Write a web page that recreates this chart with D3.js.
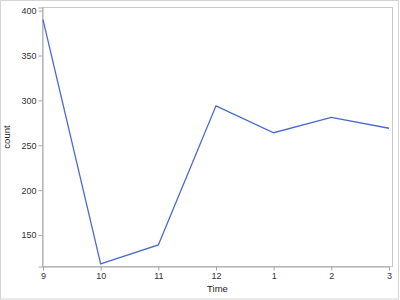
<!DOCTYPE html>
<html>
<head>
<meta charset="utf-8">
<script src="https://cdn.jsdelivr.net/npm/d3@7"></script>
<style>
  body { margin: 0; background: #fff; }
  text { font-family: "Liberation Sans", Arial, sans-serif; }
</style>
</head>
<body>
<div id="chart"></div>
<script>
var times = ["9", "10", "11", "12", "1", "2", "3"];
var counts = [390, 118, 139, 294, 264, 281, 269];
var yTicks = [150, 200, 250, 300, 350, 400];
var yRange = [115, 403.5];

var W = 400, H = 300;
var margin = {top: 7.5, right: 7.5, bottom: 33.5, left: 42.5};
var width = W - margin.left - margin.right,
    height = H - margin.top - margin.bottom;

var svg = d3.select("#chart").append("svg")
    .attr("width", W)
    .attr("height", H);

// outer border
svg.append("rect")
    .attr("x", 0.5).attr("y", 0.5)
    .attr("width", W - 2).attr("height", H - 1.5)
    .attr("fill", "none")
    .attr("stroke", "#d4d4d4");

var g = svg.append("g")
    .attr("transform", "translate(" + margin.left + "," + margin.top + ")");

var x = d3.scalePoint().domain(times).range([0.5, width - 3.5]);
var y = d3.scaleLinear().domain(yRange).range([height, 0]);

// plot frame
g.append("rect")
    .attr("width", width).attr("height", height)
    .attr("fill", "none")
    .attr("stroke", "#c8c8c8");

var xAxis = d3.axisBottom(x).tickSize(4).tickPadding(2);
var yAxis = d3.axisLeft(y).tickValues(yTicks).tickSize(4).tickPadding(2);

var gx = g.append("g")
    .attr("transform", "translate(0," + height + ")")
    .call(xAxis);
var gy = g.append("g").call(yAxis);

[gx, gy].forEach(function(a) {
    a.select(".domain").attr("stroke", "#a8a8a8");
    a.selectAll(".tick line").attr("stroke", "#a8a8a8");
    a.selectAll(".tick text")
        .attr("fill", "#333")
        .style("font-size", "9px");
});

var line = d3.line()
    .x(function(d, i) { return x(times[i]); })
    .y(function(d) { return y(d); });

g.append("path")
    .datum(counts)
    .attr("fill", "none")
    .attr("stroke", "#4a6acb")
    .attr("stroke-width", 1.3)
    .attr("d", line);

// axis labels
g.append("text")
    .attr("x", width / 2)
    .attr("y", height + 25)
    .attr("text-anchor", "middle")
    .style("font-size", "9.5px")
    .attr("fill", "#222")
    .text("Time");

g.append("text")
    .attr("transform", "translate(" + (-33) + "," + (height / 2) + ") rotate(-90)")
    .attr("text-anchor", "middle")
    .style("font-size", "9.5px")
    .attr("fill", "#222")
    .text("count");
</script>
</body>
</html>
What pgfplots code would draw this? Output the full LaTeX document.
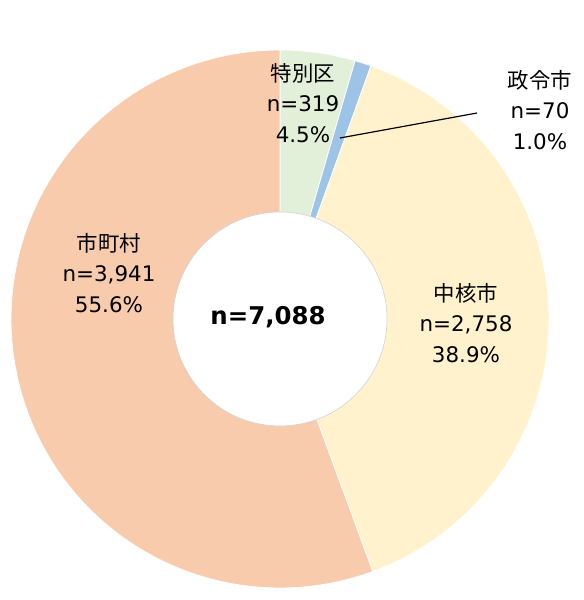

:::::

> [STATED EXERCISE]:
Leave out the pictures and copy every record above exactly.

> [SOLUTION BELOW]:
Write a web page that recreates this chart with D3.js.
<!DOCTYPE html>
<html>
<head>
<meta charset="utf-8">
<script src="https://cdn.jsdelivr.net/npm/d3@7"></script>
<style>
  body { margin: 0; background: #fff; }
  text { font-family: "Liberation Sans", Arial, sans-serif; }
</style>
</head>
<body>
<div id="chart"></div>
<script>
var times = ["9", "10", "11", "12", "1", "2", "3"];
var counts = [390, 118, 139, 294, 264, 281, 269];
var yTicks = [150, 200, 250, 300, 350, 400];
var yRange = [115, 403.5];

var W = 400, H = 300;
var margin = {top: 7.5, right: 7.5, bottom: 33.5, left: 42.5};
var width = W - margin.left - margin.right,
    height = H - margin.top - margin.bottom;

var svg = d3.select("#chart").append("svg")
    .attr("width", W)
    .attr("height", H);

// outer border
svg.append("rect")
    .attr("x", 0.5).attr("y", 0.5)
    .attr("width", W - 2).attr("height", H - 1.5)
    .attr("fill", "none")
    .attr("stroke", "#d4d4d4");

var g = svg.append("g")
    .attr("transform", "translate(" + margin.left + "," + margin.top + ")");

var x = d3.scalePoint().domain(times).range([0.5, width - 3.5]);
var y = d3.scaleLinear().domain(yRange).range([height, 0]);

// plot frame
g.append("rect")
    .attr("width", width).attr("height", height)
    .attr("fill", "none")
    .attr("stroke", "#c8c8c8");

var xAxis = d3.axisBottom(x).tickSize(4).tickPadding(2);
var yAxis = d3.axisLeft(y).tickValues(yTicks).tickSize(4).tickPadding(2);

var gx = g.append("g")
    .attr("transform", "translate(0," + height + ")")
    .call(xAxis);
var gy = g.append("g").call(yAxis);

[gx, gy].forEach(function(a) {
    a.select(".domain").attr("stroke", "#a8a8a8");
    a.selectAll(".tick line").attr("stroke", "#a8a8a8");
    a.selectAll(".tick text")
        .attr("fill", "#333")
        .style("font-size", "9px");
});

var line = d3.line()
    .x(function(d, i) { return x(times[i]); })
    .y(function(d) { return y(d); });

g.append("path")
    .datum(counts)
    .attr("fill", "none")
    .attr("stroke", "#4a6acb")
    .attr("stroke-width", 1.3)
    .attr("d", line);

// axis labels
g.append("text")
    .attr("x", width / 2)
    .attr("y", height + 25)
    .attr("text-anchor", "middle")
    .style("font-size", "9.5px")
    .attr("fill", "#222")
    .text("Time");

g.append("text")
    .attr("transform", "translate(" + (-33) + "," + (height / 2) + ") rotate(-90)")
    .attr("text-anchor", "middle")
    .style("font-size", "9.5px")
    .attr("fill", "#222")
    .text("count");
</script>
</body>
</html>
What pgfplots code would draw this? Output the full LaTeX document.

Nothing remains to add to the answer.